= MATERIAL FOR THE TASK =
★ ★ ★ ★
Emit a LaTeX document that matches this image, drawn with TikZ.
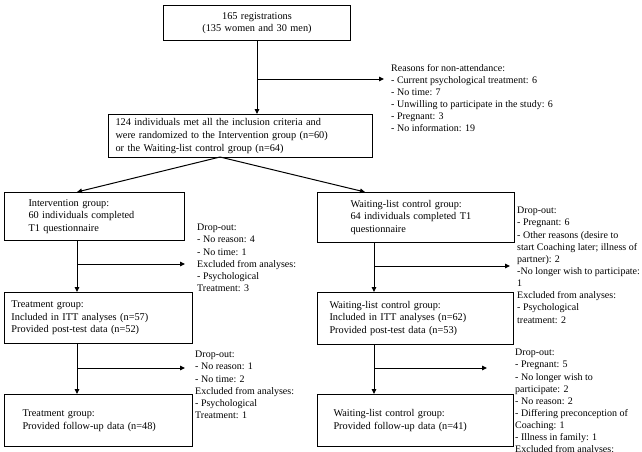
★ ★ ★ ★
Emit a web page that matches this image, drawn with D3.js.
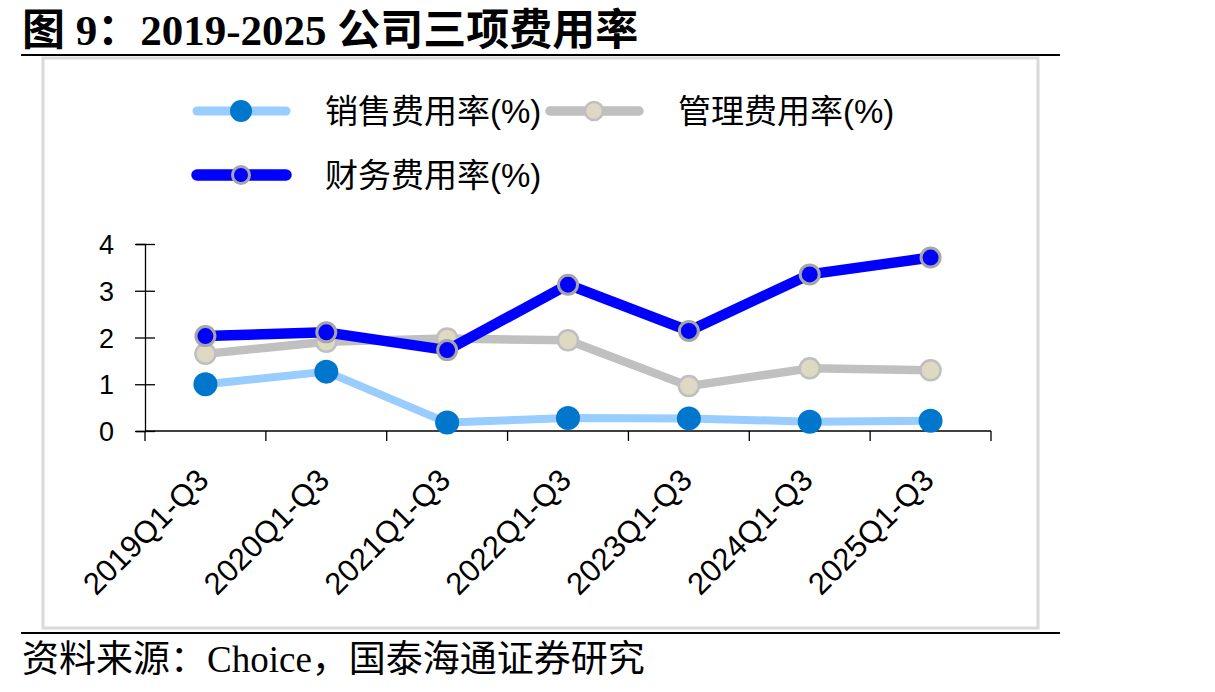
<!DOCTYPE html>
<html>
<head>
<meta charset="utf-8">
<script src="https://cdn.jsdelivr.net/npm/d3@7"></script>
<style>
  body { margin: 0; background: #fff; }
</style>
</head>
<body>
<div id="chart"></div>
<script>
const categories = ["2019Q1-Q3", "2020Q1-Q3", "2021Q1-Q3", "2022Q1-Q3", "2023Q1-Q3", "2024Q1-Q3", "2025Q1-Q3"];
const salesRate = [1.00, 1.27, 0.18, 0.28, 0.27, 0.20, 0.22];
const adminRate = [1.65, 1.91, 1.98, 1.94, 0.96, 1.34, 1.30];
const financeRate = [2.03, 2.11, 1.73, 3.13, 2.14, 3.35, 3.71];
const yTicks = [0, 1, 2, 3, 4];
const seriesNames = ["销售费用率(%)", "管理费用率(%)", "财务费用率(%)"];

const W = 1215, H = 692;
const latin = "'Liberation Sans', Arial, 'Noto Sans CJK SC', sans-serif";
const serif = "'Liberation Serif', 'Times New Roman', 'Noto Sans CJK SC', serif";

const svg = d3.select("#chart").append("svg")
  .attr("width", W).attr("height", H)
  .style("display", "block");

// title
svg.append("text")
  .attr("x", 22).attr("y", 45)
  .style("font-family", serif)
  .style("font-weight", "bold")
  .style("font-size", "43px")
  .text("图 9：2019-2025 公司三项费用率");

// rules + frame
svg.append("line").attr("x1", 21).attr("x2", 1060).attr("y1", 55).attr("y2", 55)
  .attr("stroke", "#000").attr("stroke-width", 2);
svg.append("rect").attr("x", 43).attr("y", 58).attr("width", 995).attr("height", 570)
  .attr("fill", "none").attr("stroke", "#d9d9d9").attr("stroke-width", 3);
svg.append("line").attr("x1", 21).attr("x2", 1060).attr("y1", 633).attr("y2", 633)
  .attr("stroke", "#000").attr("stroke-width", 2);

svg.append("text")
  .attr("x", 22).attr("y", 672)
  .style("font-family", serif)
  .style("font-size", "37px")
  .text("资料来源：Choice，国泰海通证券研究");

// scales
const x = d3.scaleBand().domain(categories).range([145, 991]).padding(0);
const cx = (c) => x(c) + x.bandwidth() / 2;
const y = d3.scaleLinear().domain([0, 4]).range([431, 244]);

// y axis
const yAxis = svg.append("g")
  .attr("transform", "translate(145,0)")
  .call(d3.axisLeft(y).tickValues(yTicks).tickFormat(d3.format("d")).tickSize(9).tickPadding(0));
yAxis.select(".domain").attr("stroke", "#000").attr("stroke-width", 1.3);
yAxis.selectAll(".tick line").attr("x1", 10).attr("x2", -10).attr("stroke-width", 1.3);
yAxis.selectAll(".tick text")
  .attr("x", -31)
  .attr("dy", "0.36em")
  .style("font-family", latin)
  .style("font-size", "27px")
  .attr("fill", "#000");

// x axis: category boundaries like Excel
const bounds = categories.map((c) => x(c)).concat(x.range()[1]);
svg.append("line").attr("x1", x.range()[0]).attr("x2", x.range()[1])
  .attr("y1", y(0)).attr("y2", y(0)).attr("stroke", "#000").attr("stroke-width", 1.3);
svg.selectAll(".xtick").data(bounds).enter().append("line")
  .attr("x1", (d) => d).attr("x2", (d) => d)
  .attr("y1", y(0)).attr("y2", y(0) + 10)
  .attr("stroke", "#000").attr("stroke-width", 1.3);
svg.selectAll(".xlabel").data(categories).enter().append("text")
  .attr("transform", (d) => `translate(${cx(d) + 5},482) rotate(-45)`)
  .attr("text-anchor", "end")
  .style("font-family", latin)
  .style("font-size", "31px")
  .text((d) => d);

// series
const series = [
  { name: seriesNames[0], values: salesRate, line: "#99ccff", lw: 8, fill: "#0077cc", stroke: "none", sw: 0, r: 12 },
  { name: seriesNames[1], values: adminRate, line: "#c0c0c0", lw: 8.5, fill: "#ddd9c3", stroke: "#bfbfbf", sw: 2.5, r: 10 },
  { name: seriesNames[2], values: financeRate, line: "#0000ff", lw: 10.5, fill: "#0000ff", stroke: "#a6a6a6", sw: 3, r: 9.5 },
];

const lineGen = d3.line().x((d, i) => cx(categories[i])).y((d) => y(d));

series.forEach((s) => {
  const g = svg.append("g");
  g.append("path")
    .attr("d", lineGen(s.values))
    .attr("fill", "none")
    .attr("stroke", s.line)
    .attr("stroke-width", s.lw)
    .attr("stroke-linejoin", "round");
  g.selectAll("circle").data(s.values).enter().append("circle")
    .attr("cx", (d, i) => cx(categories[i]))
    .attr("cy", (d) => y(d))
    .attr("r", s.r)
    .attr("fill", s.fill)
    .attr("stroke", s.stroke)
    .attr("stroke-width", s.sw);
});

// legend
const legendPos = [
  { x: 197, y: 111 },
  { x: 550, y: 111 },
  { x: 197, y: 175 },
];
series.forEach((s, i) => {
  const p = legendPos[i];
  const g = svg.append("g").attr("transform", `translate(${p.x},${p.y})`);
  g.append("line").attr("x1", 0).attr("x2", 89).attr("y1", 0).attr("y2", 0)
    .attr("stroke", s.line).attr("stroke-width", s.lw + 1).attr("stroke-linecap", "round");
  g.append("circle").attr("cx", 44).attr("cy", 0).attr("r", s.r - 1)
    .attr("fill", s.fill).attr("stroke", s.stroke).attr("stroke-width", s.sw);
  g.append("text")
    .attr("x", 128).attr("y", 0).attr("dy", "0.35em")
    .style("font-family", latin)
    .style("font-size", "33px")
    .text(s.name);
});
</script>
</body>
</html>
★ ★ ★ ★
= GOAL =
Repeat exactly, and only, the lines from the one containing "Emit a web page" through the one containing "Serif', 'Times New", both included, without the pictures.

= WRITTEN RESPONSE =
Emit a web page that matches this image, drawn with D3.js.
<!DOCTYPE html>
<html>
<head>
<meta charset="utf-8">
<script src="https://cdn.jsdelivr.net/npm/d3@7"></script>
<style>
  body { margin: 0; background: #fff; }
</style>
</head>
<body>
<div id="chart"></div>
<script>
const categories = ["2019Q1-Q3", "2020Q1-Q3", "2021Q1-Q3", "2022Q1-Q3", "2023Q1-Q3", "2024Q1-Q3", "2025Q1-Q3"];
const salesRate = [1.00, 1.27, 0.18, 0.28, 0.27, 0.20, 0.22];
const adminRate = [1.65, 1.91, 1.98, 1.94, 0.96, 1.34, 1.30];
const financeRate = [2.03, 2.11, 1.73, 3.13, 2.14, 3.35, 3.71];
const yTicks = [0, 1, 2, 3, 4];
const seriesNames = ["销售费用率(%)", "管理费用率(%)", "财务费用率(%)"];

const W = 1215, H = 692;
const latin = "'Liberation Sans', Arial, 'Noto Sans CJK SC', sans-serif";
const serif = "'Liberation Serif', 'Times New Roman', 'Noto Sans CJK SC', serif";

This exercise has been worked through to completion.